>> Begin

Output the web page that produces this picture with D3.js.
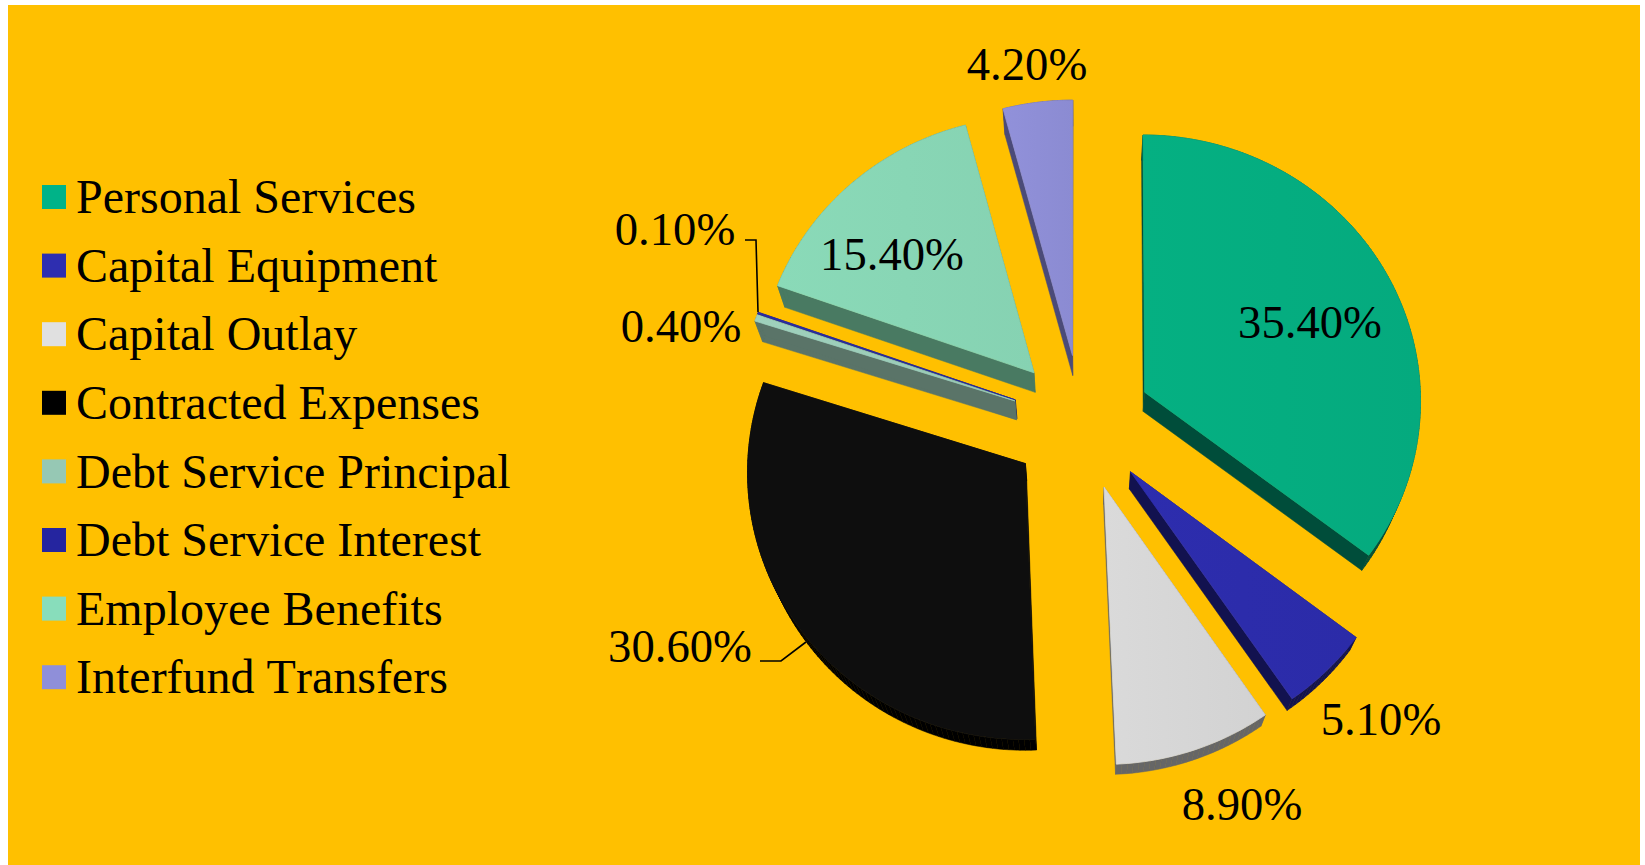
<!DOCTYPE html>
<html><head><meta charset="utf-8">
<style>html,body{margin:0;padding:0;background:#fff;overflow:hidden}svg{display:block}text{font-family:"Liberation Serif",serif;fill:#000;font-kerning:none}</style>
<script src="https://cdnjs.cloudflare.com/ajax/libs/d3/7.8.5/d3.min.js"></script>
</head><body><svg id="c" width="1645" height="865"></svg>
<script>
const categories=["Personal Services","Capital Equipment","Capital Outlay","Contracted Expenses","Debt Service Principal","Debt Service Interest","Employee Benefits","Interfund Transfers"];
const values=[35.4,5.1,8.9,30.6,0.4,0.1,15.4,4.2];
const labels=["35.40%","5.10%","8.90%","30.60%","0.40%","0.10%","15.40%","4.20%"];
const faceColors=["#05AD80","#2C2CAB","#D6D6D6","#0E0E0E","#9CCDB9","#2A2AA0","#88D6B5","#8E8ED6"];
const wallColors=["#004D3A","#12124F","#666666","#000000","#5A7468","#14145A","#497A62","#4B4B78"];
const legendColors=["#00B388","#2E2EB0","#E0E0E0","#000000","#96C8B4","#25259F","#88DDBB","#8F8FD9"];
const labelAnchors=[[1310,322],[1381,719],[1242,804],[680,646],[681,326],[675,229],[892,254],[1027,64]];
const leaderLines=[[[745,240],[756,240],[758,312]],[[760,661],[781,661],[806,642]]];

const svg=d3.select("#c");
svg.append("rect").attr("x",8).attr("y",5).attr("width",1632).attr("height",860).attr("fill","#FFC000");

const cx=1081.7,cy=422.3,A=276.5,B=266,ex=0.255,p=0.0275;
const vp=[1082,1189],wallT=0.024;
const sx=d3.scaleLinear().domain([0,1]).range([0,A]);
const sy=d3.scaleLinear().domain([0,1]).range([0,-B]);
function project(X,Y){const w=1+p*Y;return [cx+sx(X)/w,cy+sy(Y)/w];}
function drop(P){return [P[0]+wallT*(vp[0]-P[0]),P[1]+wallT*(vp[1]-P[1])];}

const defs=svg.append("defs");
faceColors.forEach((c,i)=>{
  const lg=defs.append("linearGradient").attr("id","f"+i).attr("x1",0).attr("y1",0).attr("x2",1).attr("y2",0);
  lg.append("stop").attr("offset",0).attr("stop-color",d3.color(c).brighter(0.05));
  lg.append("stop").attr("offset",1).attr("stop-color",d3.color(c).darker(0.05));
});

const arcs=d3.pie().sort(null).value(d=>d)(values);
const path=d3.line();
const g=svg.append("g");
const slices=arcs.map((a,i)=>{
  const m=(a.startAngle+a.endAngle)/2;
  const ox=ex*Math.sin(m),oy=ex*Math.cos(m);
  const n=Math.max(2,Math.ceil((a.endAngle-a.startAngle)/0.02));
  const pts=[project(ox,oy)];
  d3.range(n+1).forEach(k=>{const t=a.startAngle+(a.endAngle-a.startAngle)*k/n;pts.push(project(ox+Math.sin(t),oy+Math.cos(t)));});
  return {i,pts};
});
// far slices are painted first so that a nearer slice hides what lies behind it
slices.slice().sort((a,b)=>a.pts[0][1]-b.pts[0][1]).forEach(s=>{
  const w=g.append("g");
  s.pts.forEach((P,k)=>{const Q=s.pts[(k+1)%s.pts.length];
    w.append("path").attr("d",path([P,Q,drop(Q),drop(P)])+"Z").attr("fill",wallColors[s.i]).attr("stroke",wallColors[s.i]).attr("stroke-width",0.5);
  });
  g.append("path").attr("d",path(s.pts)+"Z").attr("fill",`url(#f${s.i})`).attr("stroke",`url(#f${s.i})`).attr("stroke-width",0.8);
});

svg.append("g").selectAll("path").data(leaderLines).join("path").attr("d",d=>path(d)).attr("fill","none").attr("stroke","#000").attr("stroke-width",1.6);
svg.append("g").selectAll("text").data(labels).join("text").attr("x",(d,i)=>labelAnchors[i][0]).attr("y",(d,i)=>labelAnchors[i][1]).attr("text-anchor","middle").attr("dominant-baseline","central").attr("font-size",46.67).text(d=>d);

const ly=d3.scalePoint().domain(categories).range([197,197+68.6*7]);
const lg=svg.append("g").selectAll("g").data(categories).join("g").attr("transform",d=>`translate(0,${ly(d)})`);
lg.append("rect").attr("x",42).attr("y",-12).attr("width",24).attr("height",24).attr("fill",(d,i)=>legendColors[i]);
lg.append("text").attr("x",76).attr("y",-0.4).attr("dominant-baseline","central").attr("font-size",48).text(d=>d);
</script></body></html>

>> End

Written instruction: Gather all lines where the word "that" appears.

The reply:
Output the web page that produces this picture with D3.js.
// far slices are painted first so that a nearer slice hides what lies behind it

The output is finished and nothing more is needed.